County of Susquehanna v. Deans

The opinion of the court was delivered by

Woodward, J.

On no principle whatever can this judgment be sustained.

The deed of Isaac Post of 24th July 1812, vested the title of the locus in quo in the county. Possession of the ten-acre lot was taken under, and has been maintained in pursuance of the deed. The public buildings of the county, an academy, a church, and a *133public school-bouse have been erected thereon, and still stand there in accordance with the will of the donor.

Now what is to prevail against this clear legal title, and long-continued and notorious possession? The occasional trespasses of the borough in entering to take stone and gravel for their streets? Nothing else is set up on the part of the defendants. The borough acquired no title from the original grantor, none from the county, none from the legislature, who gave it only the usual legislative powers over streets, lanes, and alleys. The legislature did not pretend to confer on the borough any rights of property in the ten-acre square — and the grant would have been void for want of authority to make it, had it been made.

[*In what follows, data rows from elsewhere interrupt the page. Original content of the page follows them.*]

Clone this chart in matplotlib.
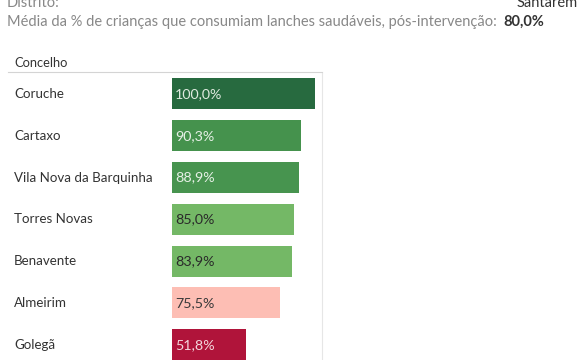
import matplotlib.pyplot as plt

plt.rcParams["font.family"] = ["Lato", "DejaVu Sans"]

concelhos = ["Coruche", "Cartaxo", "Vila Nova da Barquinha", "Torres Novas",
             "Benavente", "Almeirim", "Golegã"]
valores = [100.0, 90.3, 88.9, 85.0, 83.9, 75.5, 51.8]
cores = ["#276a3f", "#45924d", "#47944f", "#74b866", "#74b866", "#fdbeb4", "#b0143a"]
cores_texto = ["#dfeadf", "#e6f0e6", "#e6f0e6", "#2a2a2a", "#2a2a2a", "#3a3a3a", "#f3d6dc"]

W, H = 580, 360
fig = plt.figure(figsize=(5.8, 3.6), dpi=100)

# pane: x from 172 to 322 px, rows from y=73 with 41.8 px pitch
top_px, pitch = 73, 41.8
bottom_px = top_px + pitch * len(concelhos)
ax = fig.add_axes([172 / W, 1 - bottom_px / H, 150 / W, (bottom_px - top_px) / H])
ax.set_xlim(0, 100 * 150 / 143)
ax.set_ylim(len(concelhos) - 0.5, -0.5)
ypos = list(range(len(concelhos)))
ax.barh(ypos, valores, height=31 / pitch, color=cores, left=0)
for y, v, c in zip(ypos, valores, cores_texto):
    ax.text(2.0, y, f"{v:.1f}%".replace(".", ","), va="center", ha="left",
            fontsize=10.3, color=c)
for s in ["top", "bottom", "left"]:
    ax.spines[s].set_visible(False)
ax.spines["right"].set_color("#e6e6e6")
ax.set_xticks([])
ax.set_yticks([])

# row labels
for y, name in zip(ypos, concelhos):
    fig.text(14 / W, 1 - (top_px + pitch * (y + 0.5)) / H, name, ha="left",
             va="center", fontsize=9.6, color="#333333")

# header
fig.text(14 / W, 1 - 63 / H, "Concelho", ha="left", va="center",
         fontsize=9.3, color="#333333")
fig.add_artist(plt.Line2D([8 / W, 322 / W], [1 - 71.5 / H, 1 - 71.5 / H],
                          color="#d4d4d4", lw=0.8))

# top texts
fig.text(7 / W, 1 - 3 / H, "Distrito:", ha="left", va="center",
         fontsize=10.5, color="#888888")
fig.text(578 / W, 1 - 3 / H, "Santarém", ha="right", va="center",
         fontsize=10.5, color="#333333")
fig.text(7 / W, 1 - 22 / H,
         "Média da % de crianças que consumiam lanches saudáveis, pós-intervenção:",
         ha="left", va="center", fontsize=10.5, color="#888888")
fig.text(503 / W, 1 - 22 / H, "80,0%", ha="left", va="center",
         fontsize=10.5, color="#333333", fontweight="bold")

fig.savefig("out.png", dpi=100)
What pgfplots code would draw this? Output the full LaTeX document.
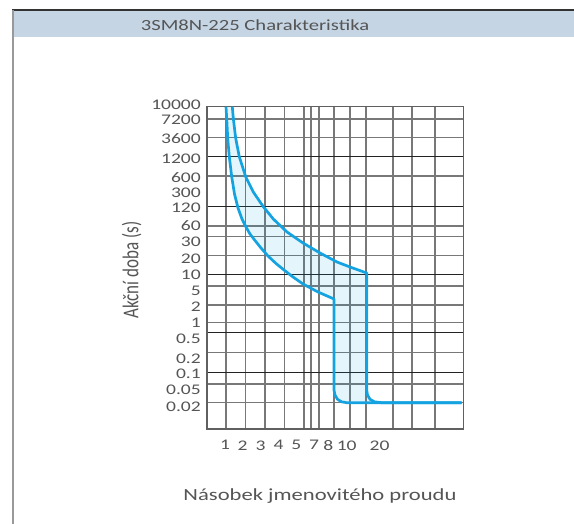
\documentclass[border=0pt]{standalone}
\usepackage{pgfplots}
\pgfplotsset{compat=1.18}
\usepackage{graphicx}
\usepackage{fontspec}
\setmainfont{Carlito}
\newcommand{\sx}[1]{\scalebox{1.33}[1]{#1}}
\definecolor{curve}{RGB}{20,163,224}
\definecolor{hdr}{RGB}{197,213,228}
\definecolor{gridg}{RGB}{120,120,120}
\definecolor{gridd}{RGB}{35,35,35}
\definecolor{txt}{RGB}{85,85,85}
\begin{document}
\begin{tikzpicture}[x=1pt,y=1pt]
\path[use as bounding box] (0,0) rectangle (574,524);
\fill[hdr] (12,514) rectangle (574,487.3);
\draw[line width=1.5pt, black!80] (12,514) -- (574,514);
\draw[line width=2pt, black!40] (13,514) -- (13,0);
\node[anchor=base, font=\fontsize{15.5}{18}\selectfont, text=txt, inner sep=0pt] at (255,493.3) {\sx{3SM8N-225 Charakteristika}};
\begin{axis}[
  at={(206.7pt,95pt)}, anchor=south west,
  scale only axis, width=256.6pt, height=322.3pt,
  xmin=206.7, xmax=463.3, ymin=106.7, ymax=429, y dir=reverse,
  axis line style={gridg!80!black, line width=1.6pt},
  major tick length=0pt, minor tick length=0pt,
  xtick={226,245.3,265,284.3,304,311,319,334,350,366,393,412,435},
  xticklabels={},
  ytick={156.7,206.7,274.3,332.7,372.3},
  yticklabels={},
  minor ytick={119,137.7,176,226,236.7,255.7,286,305,322.3,352.3,384,402.7},
  xmajorgrids, ymajorgrids, yminorgrids,
  major x grid style={gridg, line width=1.5pt},
  major y grid style={gridd, line width=1.4pt},
  minor y grid style={gridg, line width=1.5pt},
  tick label style={font=\fontsize{14.7}{17}\selectfont, text=txt},
  yticklabel style={anchor=east, inner sep=0pt, xshift=-5.7pt},
  xticklabel style={anchor=north, inner sep=0pt, yshift=-11.3pt},
  extra x ticks={225,242.7,260.7,278.7,296.3,314,328.3,346.7,379.5},
  extra x tick labels={\sx{1},\sx{2},\sx{3},\sx{4},\sx{5},\sx{7},\sx{8},\sx{10},\sx{20}},
  extra x tick style={grid=none},
  extra y ticks={106.7,120,139,158.3,177.3,192.3,207.3,226,241.7,258.3,275,291,306.7,322.7,338.3,358.3,373.3,389.3,406.7},
  extra y tick labels={\raisebox{2pt}[\height][\depth]{\sx{10000}},\sx{7200},\sx{3600},\sx{1200},\sx{600},\sx{300},\sx{120},\sx{60},\sx{30},\sx{20},\sx{10},\sx{5},\sx{2},\sx{1},\sx{0.5},\sx{0.2},\sx{0.1},\sx{0.05},\sx{0.02}},
  extra y tick style={grid=none},
  xlabel={\sx{Násobek jmenovitého proudu}},
  xlabel style={at={(axis description cs:0.4415,-0.2203)}, anchor=base, font=\fontsize{17}{20}\selectfont, text=txt, inner sep=0pt},
  ylabel={\scalebox{1}[1.33]{Akční doba (s)}},
  ylabel style={at={(axis description cs:-0.2666,0.4933)}, anchor=base, font=\fontsize{17}{20}\selectfont, text=txt, inner sep=0pt},
]
% band between the two trip curves
\addplot[draw=none, fill=curve, fill opacity=0.115] coordinates {
 (226,106.7) (226.7,118.3) (227.7,138.3) (229.3,156.7) (231.7,176.7) (234.5,194)
 (238,208) (242,219) (246,227) (250,234) (255,240.5) (261,248) (268,256)
 (276,263.5) (284,270) (293,277) (303,284) (318,292) (334,299)
 (334,390) (335,395) (337.5,399.3) (341.5,401.8) (346.7,402.7)
 (381.7,402.7) (374.5,401.8) (370,399.3) (367.5,395) (366.7,390)
 (366.7,273) (350,267) (337,262) (320,253) (303,243) (287,232)
 (273.3,219) (263.3,206.7) (253.3,192) (245.7,176.7) (239.3,156.7)
 (235.7,138.3) (233.3,118.3) (232.3,106.7)
} -- cycle;
% lower (fast) curve
\addplot[curve, line width=2.7pt, line join=round] coordinates {
 (226,106.7) (226.7,118.3) (227.7,138.3) (229.3,156.7) (231.7,176.7) (234.5,194)
 (238,208) (242,219) (246,227) (250,234) (255,240.5) (261,248) (268,256)
 (276,263.5) (284,270) (293,277) (303,284) (318,292) (334,299)
 (334,390) (335,395) (337.5,399.3) (341.5,401.8) (346.7,402.7) (461.7,402.7)
};
% upper (slow) curve
\addplot[curve, line width=2.7pt, line join=round] coordinates {
 (232.3,106.7) (233.3,118.3) (235.7,138.3) (239.3,156.7) (245.7,176.7)
 (253.3,192) (263.3,206.7) (273.3,219) (287,232) (303,243) (320,253)
 (337,262) (350,267) (366.7,273)
 (366.7,390) (367.5,395) (370,399.3) (374.5,401.8) (381.7,402.7) (461.7,402.7)
};
\end{axis}
\end{tikzpicture}
\end{document}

But the borough has made use of the quarry to mend the streets. This is the whole defence.

It is idle to pretend that such use of the quarry would give title under the statute of limitations; for, granting that the statute might, in some circumstances, be set up against the county, it certainly would not run against an owner, who had kept up an actual and continued possession in accordance with his title — and in behalf of a mere occasional trespasser.

And for the same reason, the borough has no prescriptive right to assert. Public rights, said the court, in Commonwealth v. McDonald, 16 S. & R. 394, cannot be destroyed by long-continued encroachments, unless the possession has continued so long, that the party may put his title on the ground of prescription.

Twenty-one years’ adverse user of a right of way, under claim of right, is sufficient to authorize the presumption of a grant — but the user is not adverse, if under circumstances showing it to have been by leave and favour, or by the courtesy of the owner: Esling v. Williams, 10 Barr 126.

If this principle in the law of easement, strictly applicable only as between private individuals, were applied to a municipal body like a county, it would not help the defence in this case, because every circumstance tends to negative the adverse character of the borough’s acts. They took the stone and gravel under the eyes of the county’s agents and officers in possession, and by courtesy of the county. Permissive trespasses of that sort, however long-continued, never raise the presumption of a right as against an individual — much less, as against a public body.

It seems from the case stated, that individuals as well as the borough have been accustomed to take stones from this public quarry, until the authorities forbade all parties. It would be a very harsh rule of law that should prevent public officers from protecting what remains of public property, because they had winked at trespasses so general and long-continued.

The county owns the quarry exclusively and entirely, and the judgment should have been in their favour.

*134And now, to wit, May 4th 1859, this case haring been argued by counsel, it is considered and adjudged, that the judgment of the Court of Common Pleas of the county of Susquehanna be reversed and set aside, and that judgment be here entered for the plaintiff for one dollar damages and all costs.